Aber: diese Dynamik ist gleichzeitig auch immer der Sargnagel der Innovationen und eingefahrenen Wege von gestern und vorgestern, welche die meisten heutigen Entscheider geprägt und sozialisiert hat und deren Handeln aktuell bestimmt. Den klassischen Immobilienzyklus sogar noch außen vor gelassen.
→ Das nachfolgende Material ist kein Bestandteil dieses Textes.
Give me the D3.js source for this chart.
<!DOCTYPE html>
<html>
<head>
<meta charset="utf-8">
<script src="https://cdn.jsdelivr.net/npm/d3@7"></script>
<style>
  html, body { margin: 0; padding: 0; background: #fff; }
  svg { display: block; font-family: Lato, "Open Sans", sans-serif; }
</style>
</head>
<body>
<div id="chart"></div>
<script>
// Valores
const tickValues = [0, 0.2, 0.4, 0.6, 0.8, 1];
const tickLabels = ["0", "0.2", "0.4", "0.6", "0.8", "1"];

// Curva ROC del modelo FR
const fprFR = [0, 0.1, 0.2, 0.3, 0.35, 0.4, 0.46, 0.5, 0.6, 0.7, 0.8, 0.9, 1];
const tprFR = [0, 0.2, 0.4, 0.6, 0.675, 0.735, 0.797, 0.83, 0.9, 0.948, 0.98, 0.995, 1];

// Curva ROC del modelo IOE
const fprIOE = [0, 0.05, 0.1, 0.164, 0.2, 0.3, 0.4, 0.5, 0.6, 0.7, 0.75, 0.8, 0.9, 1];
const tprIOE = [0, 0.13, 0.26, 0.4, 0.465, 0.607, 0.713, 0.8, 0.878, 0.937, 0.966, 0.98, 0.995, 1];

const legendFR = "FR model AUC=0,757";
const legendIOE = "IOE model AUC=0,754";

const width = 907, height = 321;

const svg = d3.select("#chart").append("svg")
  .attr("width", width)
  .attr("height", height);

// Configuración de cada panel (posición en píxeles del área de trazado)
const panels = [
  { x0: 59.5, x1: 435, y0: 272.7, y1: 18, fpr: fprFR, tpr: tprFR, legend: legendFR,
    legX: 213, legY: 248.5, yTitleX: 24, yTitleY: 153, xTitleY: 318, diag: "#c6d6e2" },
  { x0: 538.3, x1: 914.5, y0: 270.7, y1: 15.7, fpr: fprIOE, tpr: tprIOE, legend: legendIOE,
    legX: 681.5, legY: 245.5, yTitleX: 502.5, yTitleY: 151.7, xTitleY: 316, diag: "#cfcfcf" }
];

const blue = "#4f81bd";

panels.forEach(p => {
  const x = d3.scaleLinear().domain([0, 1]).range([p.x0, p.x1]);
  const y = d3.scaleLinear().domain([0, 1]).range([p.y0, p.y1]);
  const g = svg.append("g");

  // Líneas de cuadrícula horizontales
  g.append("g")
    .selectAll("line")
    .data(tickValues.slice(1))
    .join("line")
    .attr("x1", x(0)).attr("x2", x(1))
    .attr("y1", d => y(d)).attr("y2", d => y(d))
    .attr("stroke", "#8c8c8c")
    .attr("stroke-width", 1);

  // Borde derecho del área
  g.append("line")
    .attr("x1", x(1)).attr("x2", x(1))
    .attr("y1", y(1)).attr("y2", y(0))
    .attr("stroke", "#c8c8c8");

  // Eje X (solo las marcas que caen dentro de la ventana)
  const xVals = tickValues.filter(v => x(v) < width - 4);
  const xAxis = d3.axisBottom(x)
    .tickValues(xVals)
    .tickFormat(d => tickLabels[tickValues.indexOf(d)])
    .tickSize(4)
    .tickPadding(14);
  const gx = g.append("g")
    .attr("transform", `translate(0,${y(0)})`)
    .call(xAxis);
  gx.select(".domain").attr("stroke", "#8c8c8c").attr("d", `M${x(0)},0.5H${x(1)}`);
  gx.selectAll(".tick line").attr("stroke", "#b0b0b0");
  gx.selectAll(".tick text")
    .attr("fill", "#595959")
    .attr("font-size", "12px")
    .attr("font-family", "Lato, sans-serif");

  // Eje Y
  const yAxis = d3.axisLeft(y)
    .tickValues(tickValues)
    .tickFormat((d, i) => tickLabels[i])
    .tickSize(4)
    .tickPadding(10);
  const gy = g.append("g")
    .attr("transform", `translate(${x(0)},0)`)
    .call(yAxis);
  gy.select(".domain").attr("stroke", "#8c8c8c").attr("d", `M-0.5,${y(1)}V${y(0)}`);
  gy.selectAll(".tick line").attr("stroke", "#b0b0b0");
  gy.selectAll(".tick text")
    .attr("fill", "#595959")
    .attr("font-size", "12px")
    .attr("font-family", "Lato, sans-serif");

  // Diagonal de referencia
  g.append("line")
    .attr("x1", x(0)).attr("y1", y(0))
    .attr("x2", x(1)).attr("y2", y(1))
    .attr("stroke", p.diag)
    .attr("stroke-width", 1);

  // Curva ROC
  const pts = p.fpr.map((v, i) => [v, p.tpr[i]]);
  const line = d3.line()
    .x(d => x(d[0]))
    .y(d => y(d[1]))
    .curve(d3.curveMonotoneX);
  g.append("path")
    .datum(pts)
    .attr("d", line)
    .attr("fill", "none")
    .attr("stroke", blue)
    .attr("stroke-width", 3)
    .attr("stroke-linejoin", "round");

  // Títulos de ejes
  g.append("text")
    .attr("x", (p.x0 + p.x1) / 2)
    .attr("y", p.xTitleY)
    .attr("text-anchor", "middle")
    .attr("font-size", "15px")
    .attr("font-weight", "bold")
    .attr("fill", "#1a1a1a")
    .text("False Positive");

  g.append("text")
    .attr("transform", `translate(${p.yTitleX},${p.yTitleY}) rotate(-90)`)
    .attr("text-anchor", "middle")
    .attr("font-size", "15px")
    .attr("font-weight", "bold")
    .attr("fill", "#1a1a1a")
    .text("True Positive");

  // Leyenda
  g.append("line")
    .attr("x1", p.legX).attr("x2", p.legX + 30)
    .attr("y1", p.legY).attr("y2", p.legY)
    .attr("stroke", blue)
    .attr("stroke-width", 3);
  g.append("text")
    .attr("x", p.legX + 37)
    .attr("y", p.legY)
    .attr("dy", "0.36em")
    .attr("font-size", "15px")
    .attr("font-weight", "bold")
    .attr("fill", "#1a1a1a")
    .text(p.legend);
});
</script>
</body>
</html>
Zumal sich die Herausforderungen in vermeintlich bedrohliche Komponenten zerlegen lassen:

 

  • Performanceschreck: (aus der Vergangenheitsbetrachtung) lediglich nur noch aus der Transaktionen abzuleiten, immer weniger aus der Bewirtschaftung und dem innerstädtischen Standort auszumachen,
  • Lebenszyklusschreck: immer kürzer laufende Mietverträge bei gleichzeitig zunehmender Flexibilität bei der Nutzung der Flächen, Planungssicherheit von Unternehmen nimmt immer mehr ab
  • Technologieschreck: Big Data und Digitalisierung halten gemeinsam Einzug und zwingen im Ergebnis zu weniger nachgefragter Fläche bei gleicher oder fast zwangsläufig schrumpfender.
  • Effizienzschreck: Zwang zur Ultraeffizienz, Flächenproduktivitäten der einzelnen Funktionen werden zunehmend gemessen, die €/qm Messung verliert zugunsten der Menschen/Fläche an Bedeutung
  • Reorganisationsschreck: permanente Anpassung an die Nutzungsfläche durch eine immer weniger standardisiert ablaufende Tätigkeit und veränderten täglichen Arbeitsmuster „in den Büros“
  • Motivationsschreck: Die Büroarbeiter von heute und – der vielleicht weniger werdenden von Morgen – werden mehr denn je zu einem Mehr an Leistung und auch Spaß an der Arbeit motiviert, wenn die Flächen, Kommunikationsströme, Gebäude und Standorte die Arbeit weitgehend unterstützen und möglich machen.

 

Das sind die Herausforderungen und Denksportaufgaben für uns in den kommenden 15 Jahren – auch für den Immobilienbrief. Doch sie sind lösbar.